<<<<

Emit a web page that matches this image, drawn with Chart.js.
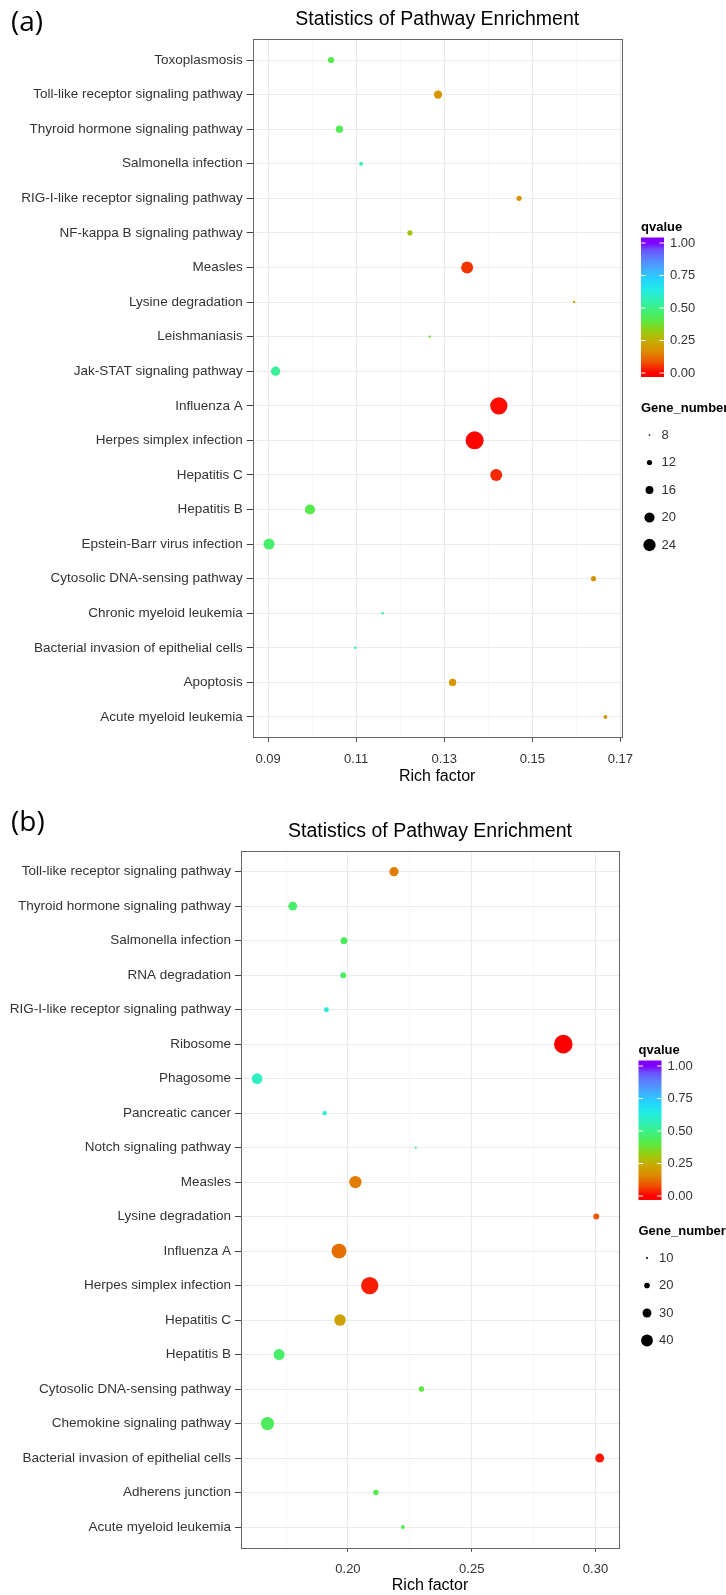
<!DOCTYPE html>
<html>
<head>
<meta charset="utf-8">
<script src="https://cdn.jsdelivr.net/npm/chart.js@4.4.1/dist/chart.umd.min.js"></script>
<style>
  body { margin: 0; background: #fff; }
  canvas { display: block; }
</style>
</head>
<body>
<canvas id="chartA" width="726" height="790"></canvas>
<canvas id="chartB" width="726" height="805"></canvas>
<script>
// ---- panel (a) data, listed top to bottom ----
var pathwaysA = ["Toxoplasmosis", "Toll-like receptor signaling pathway", "Thyroid hormone signaling pathway",
    "Salmonella infection", "RIG-I-like receptor signaling pathway", "NF-kappa B signaling pathway", "Measles",
    "Lysine degradation", "Leishmaniasis", "Jak-STAT signaling pathway", "Influenza A", "Herpes simplex infection",
    "Hepatitis C", "Hepatitis B", "Epstein-Barr virus infection", "Cytosolic DNA-sensing pathway",
    "Chronic myeloid leukemia", "Bacterial invasion of epithelial cells", "Apoptosis", "Acute myeloid leukemia"];
var richA = [0.1043, 0.1286, 0.1062, 0.1111, 0.1470, 0.1222, 0.1352, 0.1595, 0.1267, 0.0917,
    0.1424, 0.1369, 0.1418, 0.0995, 0.0902, 0.1639, 0.1160, 0.1098, 0.1319, 0.1666];
var qvalueA = [0.42, 0.19, 0.43, 0.55, 0.18, 0.30, 0.05, 0.25, 0.38, 0.52,
    0.01, 0.005, 0.04, 0.42, 0.46, 0.18, 0.58, 0.58, 0.19, 0.19];
var genesA = [11, 13, 12, 9, 10, 10, 17, 8, 8, 14, 24, 25, 17, 15, 16, 10, 8, 8, 12, 9];
var xTicksA = [0.09, 0.11, 0.13, 0.15, 0.17];
var geneLegendA = [8, 12, 16, 20, 24];

// ---- panel (b) data, listed top to bottom ----
var pathwaysB = ["Toll-like receptor signaling pathway", "Thyroid hormone signaling pathway", "Salmonella infection",
    "RNA degradation", "RIG-I-like receptor signaling pathway", "Ribosome", "Phagosome", "Pancreatic cancer",
    "Notch signaling pathway", "Measles", "Lysine degradation", "Influenza A", "Herpes simplex infection",
    "Hepatitis C", "Hepatitis B", "Cytosolic DNA-sensing pathway", "Chemokine signaling pathway",
    "Bacterial invasion of epithelial cells", "Adherens junction", "Acute myeloid leukemia"];
var richB = [0.2186, 0.1777, 0.1984, 0.1981, 0.1913, 0.2870, 0.1633, 0.1906, 0.2274, 0.2030,
    0.3003, 0.1964, 0.2088, 0.1968, 0.1722, 0.2297, 0.1675, 0.3017, 0.2113, 0.2222];
var qvalueB = [0.14, 0.46, 0.44, 0.45, 0.62, 0.0, 0.58, 0.62, 0.55, 0.14,
    0.09, 0.12, 0.03, 0.22, 0.46, 0.40, 0.44, 0.02, 0.42, 0.42];
var genesB = [23, 22, 18, 16, 14, 45, 26, 13, 9, 30, 16, 36, 42, 28, 27, 15, 32, 22, 15, 12];
var xTicksB = [0.20, 0.25, 0.30];
var geneLegendB = [10, 20, 30, 40];

var qTicks = [0, 0.25, 0.5, 0.75, 1];

Chart.defaults.font.family = "'Liberation Sans', Arial, sans-serif";

// rainbow scale used for qvalue
var qStops = [[0, '#ff0000'], [0.08, '#ee5000'], [0.16, '#dd8a00'], [0.24, '#c8aa00'], [0.32, '#98cc10'],
    [0.40, '#5ce840'], [0.48, '#40f078'], [0.56, '#30f0b4'], [0.64, '#22ece4'], [0.72, '#22d4ff'],
    [0.80, '#44acff'], [0.88, '#5a80ff'], [0.95, '#6c50ff'], [1, '#8000ff']];

function hexRgb(h) {
    return [parseInt(h.substr(1, 2), 16), parseInt(h.substr(3, 2), 16), parseInt(h.substr(5, 2), 16)];
}

function qColor(q) {
    for (var i = 1; i < qStops.length; i++) {
        if (q <= qStops[i][0]) {
            var a = qStops[i - 1], b = qStops[i];
            var t = (q - a[0]) / (b[0] - a[0]);
            var ca = hexRgb(a[1]), cb = hexRgb(b[1]);
            var c = ca.map(function (v, k) { return Math.round(v + (cb[k] - v) * t); });
            return "rgb(" + c[0] + "," + c[1] + "," + c[2] + ")";
        }
    }
    return qStops[qStops.length - 1][1];
}

// key diameter in px for a gene count
function sizeA(v) { return 1.7 * Math.pow(v - 7, 0.7); }
function sizeB(v) { return 0.633 * Math.pow(v - 6, 0.83); }

var panelPlugin = {
    id: 'panel',
    afterDraw: function (chart, args, o) {
        var ctx = chart.ctx, a = chart.chartArea;
        ctx.save();

        ctx.strokeStyle = '#666';
        ctx.lineWidth = 1;
        ctx.strokeRect(Math.round(a.left) + 0.5, Math.round(a.top) + 0.5,
            Math.round(a.right - a.left), Math.round(a.bottom - a.top));

        ctx.fillStyle = '#000';
        ctx.textBaseline = 'middle';
        ctx.textAlign = 'left';
        ctx.font = "28px 'Open Sans'";
        ctx.fillText(o.tag, 11, o.tagY);

        ctx.textAlign = 'center';
        ctx.font = "19.5px 'Liberation Sans'";
        ctx.fillText(o.title, (a.left + a.right) / 2, o.titleY);

        // colour bar
        var L = o.legendX, barTop = o.legendY + 10.5, barBot = barTop + 139.5;
        var y1 = barTop + 5.5, y0 = barBot - 4;
        ctx.textAlign = 'left';
        ctx.font = "bold 13px 'Liberation Sans'";
        ctx.fillText('qvalue', L, o.legendY);
        var g = ctx.createLinearGradient(0, y0, 0, y1);
        qStops.forEach(function (s) { g.addColorStop(s[0], s[1]); });
        ctx.fillStyle = g;
        ctx.fillRect(L, barTop, 23, barBot - barTop);
        ctx.strokeStyle = '#fff';
        ctx.font = "13px 'Liberation Sans'";
        qTicks.forEach(function (q) {
            var y = y0 + (y1 - y0) * q;
            ctx.beginPath();
            ctx.moveTo(L, y); ctx.lineTo(L + 4.5, y);
            ctx.moveTo(L + 18.5, y); ctx.lineTo(L + 23, y);
            ctx.stroke();
            ctx.fillStyle = '#333';
            ctx.fillText(q.toFixed(2), L + 29, y);
        });

        // gene number key
        var gy = o.legendY + 181;
        ctx.fillStyle = '#000';
        ctx.font = "bold 13px 'Liberation Sans'";
        ctx.fillText('Gene_number', L, gy);
        ctx.font = "13px 'Liberation Sans'";
        o.keys.forEach(function (v, i) {
            var y = gy + 27 + i * 27.5;
            ctx.fillStyle = '#000';
            ctx.beginPath();
            ctx.arc(L + 8.5, y, o.sizeFn(v) / 2, 0, Math.PI * 2);
            ctx.fill();
            ctx.fillStyle = '#333';
            ctx.fillText(String(v), L + 20.5, y);
        });
        ctx.restore();
    }
};

function minorBreaks(majors, min, max) {
    var step = majors[1] - majors[0], out = [];
    for (var v = majors[0] - step / 2; v <= max; v += step) {
        if (v >= min) out.push({ value: v, minor: true });
    }
    return out;
}

function buildChart(id, p) {
    var n = p.labels.length;
    return new Chart(document.getElementById(id), {
        type: 'scatter',
        data: {
            datasets: [{
                data: p.rich.map(function (x, i) { return { x: x, y: i }; }),
                pointRadius: p.genes.map(function (v) { return 0.7 * p.sizeFn(v); }),
                pointHoverRadius: p.genes.map(function (v) { return 0.7 * p.sizeFn(v); }),
                pointBackgroundColor: p.q.map(qColor),
                pointBorderWidth: 0
            }]
        },
        options: {
            responsive: false,
            animation: false,
            devicePixelRatio: 1,
            layout: { padding: { top: p.top, right: p.right, left: 0, bottom: 0 } },
            plugins: {
                legend: { display: false },
                tooltip: { enabled: false },
                panel: { tag: p.tag, tagY: p.tagY, title: 'Statistics of Pathway Enrichment', titleY: p.titleY,
                    legendX: p.legendX, legendY: p.legendY, keys: p.keys, sizeFn: p.sizeFn }
            },
            scales: {
                x: {
                    type: 'linear',
                    min: p.xMin,
                    max: p.xMax,
                    afterFit: function (s) { s.height = p.xHeight; },
                    afterBuildTicks: function (s) {
                        var t = p.xTicks.map(function (v) { return { value: v }; })
                            .concat(minorBreaks(p.xTicks, p.xMin, p.xMax));
                        t.sort(function (a, b) { return a.value - b.value; });
                        s.ticks = t;
                    },
                    ticks: {
                        autoSkip: false, maxRotation: 0, padding: 9.5, color: '#333',
                        font: { size: 13 },
                        callback: function (v, i, t) { return t[i].minor ? '' : v.toFixed(2); }
                    },
                    grid: {
                        tickLength: 4,
                        color: function (c) { return c.tick && c.tick.minor ? '#f2f2f2' : '#ebebeb'; },
                        lineWidth: function (c) { return c.tick && c.tick.minor ? 0.6 : 1; },
                        tickColor: function (c) { return c.tick && c.tick.minor ? 'rgba(0,0,0,0)' : '#444'; }
                    },
                    border: { display: false },
                    title: { display: true, text: 'Rich factor', color: '#000', font: { size: 16 },
                        padding: { top: 0, bottom: p.titlePad } }
                },
                y: {
                    type: 'linear',
                    min: -0.6,
                    max: n - 0.4,
                    reverse: true,
                    afterFit: function (s) { s.width = p.yWidth; },
                    afterBuildTicks: function (s) {
                        s.ticks = p.labels.map(function (l, i) { return { value: i }; });
                    },
                    ticks: {
                        autoSkip: false, padding: 4, color: '#333',
                        font: { size: 13.5 },
                        callback: function (v) { return p.labels[v]; }
                    },
                    grid: { tickLength: 6, color: '#ebebeb', tickColor: '#444' },
                    border: { display: false }
                }
            }
        },
        plugins: [panelPlugin]
    });
}

buildChart('chartA', {
    labels: pathwaysA, rich: richA, q: qvalueA, genes: genesA, sizeFn: sizeA,
    xTicks: xTicksA, xMin: 0.0865, xMax: 0.1703, keys: geneLegendA,
    top: 39.3, right: 104.3, yWidth: 252.7, xHeight: 52.3, titlePad: 4,
    tag: '(a)', tagY: 23, titleY: 20, legendX: 641, legendY: 227
});

buildChart('chartB', {
    labels: pathwaysB, rich: richB, q: qvalueB, genes: genesB, sizeFn: sizeB,
    xTicks: xTicksB, xMin: 0.1568, xMax: 0.3095, keys: geneLegendB,
    top: 61, right: 107, yWidth: 241, xHeight: 47.3, titlePad: 0,
    tag: '(b)', tagY: 33, titleY: 42, legendX: 638.5, legendY: 260
});
</script>
</body>
</html>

>>>>

From the top of the listing above, repeat each line exactly until you reach the line containing "var geneLegendA = [8, 12, 16, 20, 24];", and repeat that one too. Leave the pictures out.

Emit a web page that matches this image, drawn with Chart.js.
<!DOCTYPE html>
<html>
<head>
<meta charset="utf-8">
<script src="https://cdn.jsdelivr.net/npm/chart.js@4.4.1/dist/chart.umd.min.js"></script>
<style>
  body { margin: 0; background: #fff; }
  canvas { display: block; }
</style>
</head>
<body>
<canvas id="chartA" width="726" height="790"></canvas>
<canvas id="chartB" width="726" height="805"></canvas>
<script>
// ---- panel (a) data, listed top to bottom ----
var pathwaysA = ["Toxoplasmosis", "Toll-like receptor signaling pathway", "Thyroid hormone signaling pathway",
    "Salmonella infection", "RIG-I-like receptor signaling pathway", "NF-kappa B signaling pathway", "Measles",
    "Lysine degradation", "Leishmaniasis", "Jak-STAT signaling pathway", "Influenza A", "Herpes simplex infection",
    "Hepatitis C", "Hepatitis B", "Epstein-Barr virus infection", "Cytosolic DNA-sensing pathway",
    "Chronic myeloid leukemia", "Bacterial invasion of epithelial cells", "Apoptosis", "Acute myeloid leukemia"];
var richA = [0.1043, 0.1286, 0.1062, 0.1111, 0.1470, 0.1222, 0.1352, 0.1595, 0.1267, 0.0917,
    0.1424, 0.1369, 0.1418, 0.0995, 0.0902, 0.1639, 0.1160, 0.1098, 0.1319, 0.1666];
var qvalueA = [0.42, 0.19, 0.43, 0.55, 0.18, 0.30, 0.05, 0.25, 0.38, 0.52,
    0.01, 0.005, 0.04, 0.42, 0.46, 0.18, 0.58, 0.58, 0.19, 0.19];
var genesA = [11, 13, 12, 9, 10, 10, 17, 8, 8, 14, 24, 25, 17, 15, 16, 10, 8, 8, 12, 9];
var xTicksA = [0.09, 0.11, 0.13, 0.15, 0.17];
var geneLegendA = [8, 12, 16, 20, 24];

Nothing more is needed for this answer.